*The exercise*: Skip any picture you find and retype all the remaining lines exactly.
>>>>
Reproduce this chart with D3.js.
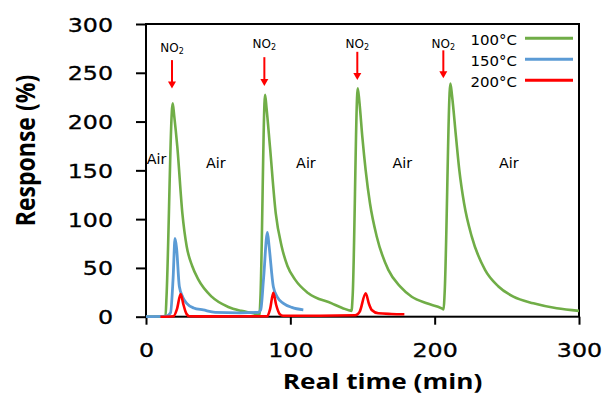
<!DOCTYPE html>
<html>
<head>
<meta charset="utf-8">
<script src="https://cdn.jsdelivr.net/npm/d3@7"></script>
<style>
  html, body { margin: 0; padding: 0; background: #fff; }
  svg { display: block; }
</style>
</head>
<body>
<div id="chart"></div>
<script>
// series: time (min) / response (%)
const t100 = [0, 13.5, 14.2, 18.5, 19.6, 21.7, 25.2, 28.2, 32, 36.3, 45.5, 57, 66, 74.4, 78.6,
  79.3, 82.5, 83.5, 85.9, 89.9, 94, 98, 103.3, 112.5, 128.7, 136, 142.4,
  143.2, 146.7, 147.8, 149.9, 152.2, 155.2, 159.9, 167.9, 176, 184.1, 194.5, 204.9, 206.2,
  206.9, 210.9, 212, 214.8, 217.1, 220.4, 225.7, 234.9, 244.2, 254.5, 268.4, 284.6, 300];
const v100 = [0, 0, 20, 218.6, 205, 174, 106, 72, 52, 38, 20.5, 10, 6, 3.5, 2,
  20, 227.5, 214, 174, 106, 72, 52, 38, 24, 13.7, 9, 6,
  22, 234, 221, 184, 150, 116, 82, 48, 31, 20.5, 13.7, 8.6, 7.5,
  24, 239, 227, 184, 150, 116, 82, 48, 31, 20.5, 13.7, 8.6, 6];

const t150 = [0, 14, 17, 18.8, 20.1, 21.2, 23.1, 25.5, 28.2, 33, 39.7, 48, 65, 77.8,
  79.5, 81.5, 84.1, 85.3, 88.2, 91, 95.2, 101, 109];
const v150 = [0, 0.5, 4, 40, 80.3, 70, 31, 20, 13.7, 9, 6.9, 4.5, 4, 4.5,
  7, 40, 86.5, 72, 31, 20, 13.7, 9.5, 7];

const t200 = [10, 19, 21.5, 24, 26, 28, 30, 50, 84, 86, 88.2, 90.2, 92.5, 95, 120,
  145, 148, 152.2, 154.5, 156.4, 161, 170, 179];
const v200 = [0, 0.5, 8, 23.3, 12, 3, 0.5, 0.3, 0.5, 8, 24.6, 12, 3, 1, 1,
  1.5, 5, 24, 13, 6.9, 3.5, 2.8, 2.5];

const xTicks = [0, 100, 200, 300];
const yTicks = [0, 50, 100, 150, 200, 250, 300];

const seriesNames = ["100°C", "150°C", "200°C"];
const seriesColors = ["#70AD47", "#5B9BD5", "#FF0000"];

// annotations in data coords
const gasT = [18, 82, 146.4, 206];
const gasLabelV = [271, 275, 275, 275];
const arrowTopV = [263, 266, 271.5, 273];
const arrowTipV = [234, 236.4, 242.5, 244.3];
const airT = [0.5, 41.6, 104, 170.7, 244.6];
const airV = [157, 152, 152, 152.3, 152.6];

const width = 606, height = 394;
const margin = { top: 24, right: 27, bottom: 77.3, left: 146 };

const svg = d3.select("#chart").append("svg")
  .attr("width", width)
  .attr("height", height);

const x = d3.scaleLinear().domain([0, 300]).range([margin.left, width - margin.right]);
const y = d3.scaleLinear().domain([0, 300]).range([height - margin.bottom, margin.top]);

// stretched text helper
function place(sel, px, py, k) {
  sel.attr("x", 0).attr("y", 0)
    .attr("transform", `translate(${px},${py}) scale(${k},1)`);
}

// frame
svg.append("rect")
  .attr("x", x(0)).attr("y", y(300))
  .attr("width", x(300) - x(0)).attr("height", y(0) - y(300))
  .attr("fill", "none").attr("stroke", "#000").attr("stroke-width", 2);

// axes
const yAxis = svg.append("g")
  .attr("transform", `translate(${x(0)},0)`)
  .call(d3.axisLeft(y).tickValues(yTicks).tickSize(10).tickSizeOuter(0));
yAxis.select(".domain").remove();
yAxis.selectAll("line").attr("stroke", "#000").attr("stroke-width", 2);
yAxis.selectAll("text")
  .attr("dy", null)
  .attr("text-anchor", "end")
  .attr("font-family", "DejaVu Sans")
  .attr("font-size", 19)
  .attr("fill", "#000")
  .attr("stroke", "#000").attr("stroke-width", 0.3)
  .attr("x", 0).attr("y", 0)
  .attr("transform", "translate(-33,7) scale(1.25,1)");

const xAxis = svg.append("g")
  .attr("transform", `translate(0,${y(0)})`)
  .call(d3.axisBottom(x).tickValues(xTicks).tickSize(8).tickSizeOuter(0));
xAxis.select(".domain").remove();
xAxis.selectAll("line").attr("stroke", "#000").attr("stroke-width", 2);
xAxis.selectAll("text")
  .attr("dy", null)
  .attr("text-anchor", "middle")
  .attr("font-family", "DejaVu Sans")
  .attr("font-size", 19)
  .attr("fill", "#000")
  .attr("stroke", "#000").attr("stroke-width", 0.3)
  .attr("x", 0).attr("y", 0)
  .attr("transform", "translate(0,40) scale(1.25,1)");

// axis titles
svg.append("text")
  .attr("text-anchor", "middle")
  .attr("font-family", "Open Sans")
  .attr("font-weight", "bold")
  .attr("font-size", 21.5)
  .text("Real time (min)")
  .call(place, 382.5, 388.5, 1.22);

svg.append("text")
  .attr("text-anchor", "middle")
  .attr("font-family", "Open Sans")
  .attr("font-weight", "bold")
  .attr("font-size", 23)
  .attr("x", 0).attr("y", 0)
  .attr("transform", "translate(35,150.5) scale(1.2,1) rotate(-90)")
  .text("Response (%)");

// lines
const line = d3.line()
  .x(d => x(d[0]))
  .y(d => y(d[1]))
  .curve(d3.curveMonotoneX);

const series = [
  d3.zip(t100, v100),
  d3.zip(t150, v150),
  d3.zip(t200, v200)
];
const widths = [2.6, 2.8, 2.6];

svg.append("g").selectAll("path")
  .data(series)
  .join("path")
  .attr("fill", "none")
  .attr("stroke", (_, i) => seriesColors[i])
  .attr("stroke-width", (_, i) => widths[i])
  .attr("stroke-linejoin", "round")
  .attr("d", line);

// NO2 labels and arrows
const gas = svg.append("g");
gasT.forEach((t, i) => {
  const lbl = gas.append("text")
    .attr("x", x(t)).attr("y", y(gasLabelV[i]))
    .attr("text-anchor", "middle")
    .attr("font-family", "DejaVu Sans")
    .attr("font-size", 12)
    .attr("fill", "#000");
  lbl.append("tspan").text("NO");
  lbl.append("tspan").attr("font-size", 8).attr("dy", 2).text("2");

  const top = y(arrowTopV[i]), tip = y(arrowTipV[i]);
  gas.append("line")
    .attr("x1", x(t)).attr("x2", x(t))
    .attr("y1", top).attr("y2", tip - 6)
    .attr("stroke", "#FF0000").attr("stroke-width", 2);
  gas.append("path")
    .attr("d", `M${x(t) - 4},${tip - 7}L${x(t) + 4},${tip - 7}L${x(t)},${tip}Z`)
    .attr("fill", "#FF0000");
});

// Air labels
svg.append("g").selectAll("text")
  .data(airT)
  .join("text")
  .attr("font-family", "DejaVu Sans")
  .attr("font-size", 13.5)
  .attr("fill", "#000")
  .text("Air")
  .each(function (t, i) {
    d3.select(this).call(place, x(t), y(airV[i]), 1.06);
  });

// legend
const legend = svg.append("g");
seriesNames.forEach((name, i) => {
  const ly = 38.3 + i * 21;
  legend.append("line")
    .attr("x1", 525).attr("x2", 573)
    .attr("y1", ly).attr("y2", ly)
    .attr("stroke", seriesColors[i]).attr("stroke-width", 3);
  legend.append("text")
    .attr("text-anchor", "end")
    .attr("font-family", "DejaVu Sans")
    .attr("font-size", 14)
    .attr("fill", "#000")
    .text(name)
    .call(place, 517, ly + 7, 1.07);
});
</script>
</body>
</html>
<<<<
*Output for this exercise*:
Reproduce this chart with D3.js.
<!DOCTYPE html>
<html>
<head>
<meta charset="utf-8">
<script src="https://cdn.jsdelivr.net/npm/d3@7"></script>
<style>
  html, body { margin: 0; padding: 0; background: #fff; }
  svg { display: block; }
</style>
</head>
<body>
<div id="chart"></div>
<script>
// series: time (min) / response (%)
const t100 = [0, 13.5, 14.2, 18.5, 19.6, 21.7, 25.2, 28.2, 32, 36.3, 45.5, 57, 66, 74.4, 78.6,
  79.3, 82.5, 83.5, 85.9, 89.9, 94, 98, 103.3, 112.5, 128.7, 136, 142.4,
  143.2, 146.7, 147.8, 149.9, 152.2, 155.2, 159.9, 167.9, 176, 184.1, 194.5, 204.9, 206.2,
  206.9, 210.9, 212, 214.8, 217.1, 220.4, 225.7, 234.9, 244.2, 254.5, 268.4, 284.6, 300];
const v100 = [0, 0, 20, 218.6, 205, 174, 106, 72, 52, 38, 20.5, 10, 6, 3.5, 2,
  20, 227.5, 214, 174, 106, 72, 52, 38, 24, 13.7, 9, 6,
  22, 234, 221, 184, 150, 116, 82, 48, 31, 20.5, 13.7, 8.6, 7.5,
  24, 239, 227, 184, 150, 116, 82, 48, 31, 20.5, 13.7, 8.6, 6];

const t150 = [0, 14, 17, 18.8, 20.1, 21.2, 23.1, 25.5, 28.2, 33, 39.7, 48, 65, 77.8,
  79.5, 81.5, 84.1, 85.3, 88.2, 91, 95.2, 101, 109];
const v150 = [0, 0.5, 4, 40, 80.3, 70, 31, 20, 13.7, 9, 6.9, 4.5, 4, 4.5,
  7, 40, 86.5, 72, 31, 20, 13.7, 9.5, 7];

const t200 = [10, 19, 21.5, 24, 26, 28, 30, 50, 84, 86, 88.2, 90.2, 92.5, 95, 120,
  145, 148, 152.2, 154.5, 156.4, 161, 170, 179];
const v200 = [0, 0.5, 8, 23.3, 12, 3, 0.5, 0.3, 0.5, 8, 24.6, 12, 3, 1, 1,
  1.5, 5, 24, 13, 6.9, 3.5, 2.8, 2.5];

const xTicks = [0, 100, 200, 300];
const yTicks = [0, 50, 100, 150, 200, 250, 300];

const seriesNames = ["100°C", "150°C", "200°C"];
const seriesColors = ["#70AD47", "#5B9BD5", "#FF0000"];

// annotations in data coords
const gasT = [18, 82, 146.4, 206];
const gasLabelV = [271, 275, 275, 275];
const arrowTopV = [263, 266, 271.5, 273];
const arrowTipV = [234, 236.4, 242.5, 244.3];
const airT = [0.5, 41.6, 104, 170.7, 244.6];
const airV = [157, 152, 152, 152.3, 152.6];

const width = 606, height = 394;
const margin = { top: 24, right: 27, bottom: 77.3, left: 146 };

const svg = d3.select("#chart").append("svg")
  .attr("width", width)
  .attr("height", height);

const x = d3.scaleLinear().domain([0, 300]).range([margin.left, width - margin.right]);
const y = d3.scaleLinear().domain([0, 300]).range([height - margin.bottom, margin.top]);

// stretched text helper
function place(sel, px, py, k) {
  sel.attr("x", 0).attr("y", 0)
    .attr("transform", `translate(${px},${py}) scale(${k},1)`);
}

// frame
svg.append("rect")
  .attr("x", x(0)).attr("y", y(300))
  .attr("width", x(300) - x(0)).attr("height", y(0) - y(300))
  .attr("fill", "none").attr("stroke", "#000").attr("stroke-width", 2);

// axes
const yAxis = svg.append("g")
  .attr("transform", `translate(${x(0)},0)`)
  .call(d3.axisLeft(y).tickValues(yTicks).tickSize(10).tickSizeOuter(0));
yAxis.select(".domain").remove();
yAxis.selectAll("line").attr("stroke", "#000").attr("stroke-width", 2);
yAxis.selectAll("text")
  .attr("dy", null)
  .attr("text-anchor", "end")
  .attr("font-family", "DejaVu Sans")
  .attr("font-size", 19)
  .attr("fill", "#000")
  .attr("stroke", "#000").attr("stroke-width", 0.3)
  .attr("x", 0).attr("y", 0)
  .attr("transform", "translate(-33,7) scale(1.25,1)");

const xAxis = svg.append("g")
  .attr("transform", `translate(0,${y(0)})`)
  .call(d3.axisBottom(x).tickValues(xTicks).tickSize(8).tickSizeOuter(0));
xAxis.select(".domain").remove();
xAxis.selectAll("line").attr("stroke", "#000").attr("stroke-width", 2);
xAxis.selectAll("text")
  .attr("dy", null)
  .attr("text-anchor", "middle")
  .attr("font-family", "DejaVu Sans")
  .attr("font-size", 19)
  .attr("fill", "#000")
  .attr("stroke", "#000").attr("stroke-width", 0.3)
  .attr("x", 0).attr("y", 0)
  .attr("transform", "translate(0,40) scale(1.25,1)");

// axis titles
svg.append("text")
  .attr("text-anchor", "middle")
  .attr("font-family", "Open Sans")
  .attr("font-weight", "bold")
  .attr("font-size", 21.5)
  .text("Real time (min)")
  .call(place, 382.5, 388.5, 1.22);

svg.append("text")
  .attr("text-anchor", "middle")
  .attr("font-family", "Open Sans")
  .attr("font-weight", "bold")
  .attr("font-size", 23)
  .attr("x", 0).attr("y", 0)
  .attr("transform", "translate(35,150.5) scale(1.2,1) rotate(-90)")
  .text("Response (%)");

// lines
const line = d3.line()
  .x(d => x(d[0]))
  .y(d => y(d[1]))
  .curve(d3.curveMonotoneX);

const series = [
  d3.zip(t100, v100),
  d3.zip(t150, v150),
  d3.zip(t200, v200)
];
const widths = [2.6, 2.8, 2.6];

svg.append("g").selectAll("path")
  .data(series)
  .join("path")
  .attr("fill", "none")
  .attr("stroke", (_, i) => seriesColors[i])
  .attr("stroke-width", (_, i) => widths[i])
  .attr("stroke-linejoin", "round")
  .attr("d", line);

// NO2 labels and arrows
const gas = svg.append("g");
gasT.forEach((t, i) => {
  const lbl = gas.append("text")
    .attr("x", x(t)).attr("y", y(gasLabelV[i]))
    .attr("text-anchor", "middle")
    .attr("font-family", "DejaVu Sans")
    .attr("font-size", 12)
    .attr("fill", "#000");
  lbl.append("tspan").text("NO");
  lbl.append("tspan").attr("font-size", 8).attr("dy", 2).text("2");

  const top = y(arrowTopV[i]), tip = y(arrowTipV[i]);
  gas.append("line")
    .attr("x1", x(t)).attr("x2", x(t))
    .attr("y1", top).attr("y2", tip - 6)
    .attr("stroke", "#FF0000").attr("stroke-width", 2);
  gas.append("path")
    .attr("d", `M${x(t) - 4},${tip - 7}L${x(t) + 4},${tip - 7}L${x(t)},${tip}Z`)
    .attr("fill", "#FF0000");
});

// Air labels
svg.append("g").selectAll("text")
  .data(airT)
  .join("text")
  .attr("font-family", "DejaVu Sans")
  .attr("font-size", 13.5)
  .attr("fill", "#000")
  .text("Air")
  .each(function (t, i) {
    d3.select(this).call(place, x(t), y(airV[i]), 1.06);
  });

// legend
const legend = svg.append("g");
seriesNames.forEach((name, i) => {
  const ly = 38.3 + i * 21;
  legend.append("line")
    .attr("x1", 525).attr("x2", 573)
    .attr("y1", ly).attr("y2", ly)
    .attr("stroke", seriesColors[i]).attr("stroke-width", 3);
  legend.append("text")
    .attr("text-anchor", "end")
    .attr("font-family", "DejaVu Sans")
    .attr("font-size", 14)
    .attr("fill", "#000")
    .text(name)
    .call(place, 517, ly + 7, 1.07);
});
</script>
</body>
</html>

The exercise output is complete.